I cannot turn around and walk away from A Wheatfield with Cypresses without tears welling up in my eyes.
Wow, I don’t know why I waited so long before I read this entry of yours, Norbert. I too have strong reactions to Van Gogh, almost anything he ever did.
But this particular painting–which I know primarily through washed out reproductions and bad college posters–I have never seen (and I was at the Met just last February!). How could I have missed it. Even in your image here it looks more powerful than I ever imagined, especially the sky, which makes me feel the summer wind, like those blustery Santa Ana winds I knew when I visited my parents in Orange County.
And you are surely right about the academic commentary, though you are a little harsh. Like you said, everyone wants to read their lives into his pictures, and that is part of their power.

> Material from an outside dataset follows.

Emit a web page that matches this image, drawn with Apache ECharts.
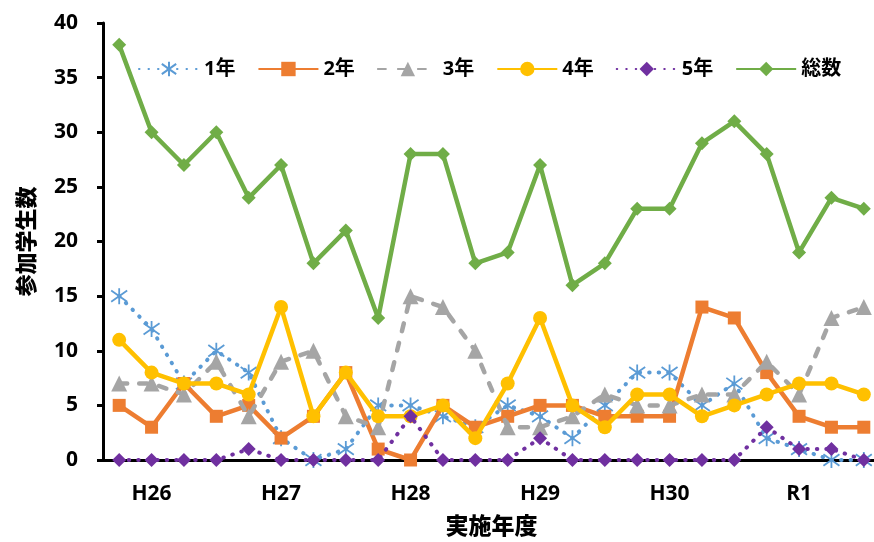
<!DOCTYPE html>
<html>
<head>
<meta charset="utf-8">
<script src="https://cdn.jsdelivr.net/npm/echarts@6/dist/echarts.min.js"></script>
<style>html,body{margin:0;padding:0;background:#fff}#c{width:874px;height:542px}</style>
</head>
<body>
<div id="c"></div>
<script>
const yearLabels = ['H26', 'H27', 'H28', 'H29', 'H30', 'R1'];
const quarters = ['1', '2', '3', '4'];
const year1 = [15, 12, 7, 10, 8, 2, 0, 1, 5, 5, 4, 3, 5, 4, 2, 5, 8, 8, 5, 7, 2, 1, 0, 0];
const year2 = [5, 3, 7, 4, 5, 2, 4, 8, 1, 0, 5, 3, 4, 5, 5, 4, 4, 4, 14, 13, 8, 4, 3, 3];
const year3 = [7, 7, 6, 9, 4, 9, 10, 4, 3, 15, 14, 10, 3, 3, 4, 6, 5, 5, 6, 6, 9, 6, 13, 14];
const year4 = [11, 8, 7, 7, 6, 14, 4, 8, 4, 4, 5, 2, 7, 13, 5, 3, 6, 6, 4, 5, 6, 7, 7, 6];
const year5 = [0, 0, 0, 0, 1, 0, 0, 0, 0, 4, 0, 0, 0, 2, 0, 0, 0, 0, 0, 0, 3, 1, 1, 0];
const total = [38, 30, 27, 30, 24, 27, 18, 21, 13, 28, 28, 18, 19, 27, 16, 18, 23, 23, 29, 31, 28, 19, 24, 23];
const seriesNames = ['1年', '2年', '3年', '4年', '5年', '総数'];
const yTicks = [0, 5, 10, 15, 20, 25, 30, 35, 40];

const categories = [];
yearLabels.forEach(y => quarters.forEach(q => categories.push(y + '-' + q)));

const FONT = '"Open Sans", "Noto Sans CJK JP", sans-serif';
const JFONT = '"Noto Sans CJK JP", sans-serif';
const asterisk = 'path://M0,-10L0,10M-7.07,-7.07L7.07,7.07M-7.07,7.07L7.07,-7.07';

const chart = echarts.init(document.getElementById('c'));
chart.setOption({
  animation: false,
  backgroundColor: '#fff',
  textStyle: { fontFamily: FONT },
  legend: {
    top: 54,
    left: 133,
    itemWidth: 60,
    itemHeight: 18,
    itemGap: 22,
    textStyle: { fontSize: 20, fontWeight: 'bold', color: '#000', fontFamily: FONT },
    data: seriesNames
  },
  grid: { left: 103, top: 23, width: 777, height: 437, containLabel: false, outerBoundsMode: 'none' },
  xAxis: {
    type: 'category',
    data: categories,
    boundaryGap: true,
    name: '実施年度',
    nameLocation: 'middle',
    nameGap: 54,
    nameTextStyle: { fontSize: 23, fontWeight: 900, color: '#000', fontFamily: JFONT },
    axisLine: { lineStyle: { color: '#000', width: 3 } },
    axisTick: { show: false },
    axisLabel: {
      interval: (i) => i % 4 === 1,
      formatter: (v) => v.split('-')[0],
      fontSize: 21, fontWeight: 'bold', color: '#000', margin: 24
    },
    splitLine: { show: false }
  },
  yAxis: {
    type: 'value',
    min: yTicks[0],
    max: yTicks[yTicks.length - 1],
    interval: 5,
    name: '参加学生数',
    nameLocation: 'middle',
    nameGap: 66,
    nameRotate: 90,
    nameTextStyle: { fontSize: 22, fontWeight: 900, color: '#000', fontFamily: JFONT },
    axisLine: { show: true, lineStyle: { color: '#000', width: 3 } },
    axisTick: { show: true, inside: false, length: 6, lineStyle: { color: '#000', width: 3 } },
    axisLabel: { fontSize: 21, fontWeight: 'bold', color: '#000', margin: 25 },
    splitLine: { show: false }
  },
  series: [
    {
      name: seriesNames[0], type: 'line', data: year1,
      symbol: asterisk, symbolSize: 16,
      lineStyle: { color: '#5B9BD5', width: 4, type: [0.5, 9], cap: 'round' },
      itemStyle: { color: 'rgba(0,0,0,0)', borderColor: '#5B9BD5', borderWidth: 1.8 },
      z: 2
    },
    {
      name: seriesNames[1], type: 'line', data: year2,
      symbol: 'rect', symbolSize: 13,
      lineStyle: { color: '#ED7D31', width: 4.5 },
      itemStyle: { color: '#ED7D31' },
      z: 3
    },
    {
      name: seriesNames[2], type: 'line', data: year3,
      symbol: 'triangle', symbolSize: 16,
      lineStyle: { color: '#A5A5A5', width: 4.5, type: [8, 12], cap: 'round' },
      itemStyle: { color: '#A5A5A5' },
      z: 4
    },
    {
      name: seriesNames[3], type: 'line', data: year4,
      symbol: 'circle', symbolSize: 14,
      lineStyle: { color: '#FFC000', width: 4.5 },
      itemStyle: { color: '#FFC000' },
      z: 5
    },
    {
      name: seriesNames[4], type: 'line', data: year5,
      symbol: 'diamond', symbolSize: 14,
      lineStyle: { color: '#7030A0', width: 4, type: [0.5, 9], cap: 'round' },
      itemStyle: { color: '#7030A0' },
      z: 6
    },
    {
      name: seriesNames[5], type: 'line', data: total,
      symbol: 'diamond', symbolSize: 14,
      lineStyle: { color: '#70AD47', width: 4.5 },
      itemStyle: { color: '#70AD47' },
      z: 7
    }
  ]
});
</script>
</body>
</html>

But while Van Gogh was ambitious, and studied first rate paintings in the museums he knew, and eventually worked with first rate painters–he never thought he had mastered his craft. He was still a young apprentice, making a painting a day as practice for the time he might achieve his dreams. Many of the paintings are unsigned; many rolled and heaped some place. If ever a man painted because he simply had to, it was Van Gogh.
And then he became ill (or was he always ill), and never lived beyond his practice years, to become a mature painter.
Imagine how modern painting would have been transformed if Van Gogh had painted a mere ten years longer. If only he could have lived beyond his Thirties.
Eric – this must be the single best and most valuable comment anyone has made in this entire blog of 799 posts to date. Thanks.
I took out the harshness word on the historian and softened it without taking away the message – appreciate your judgment.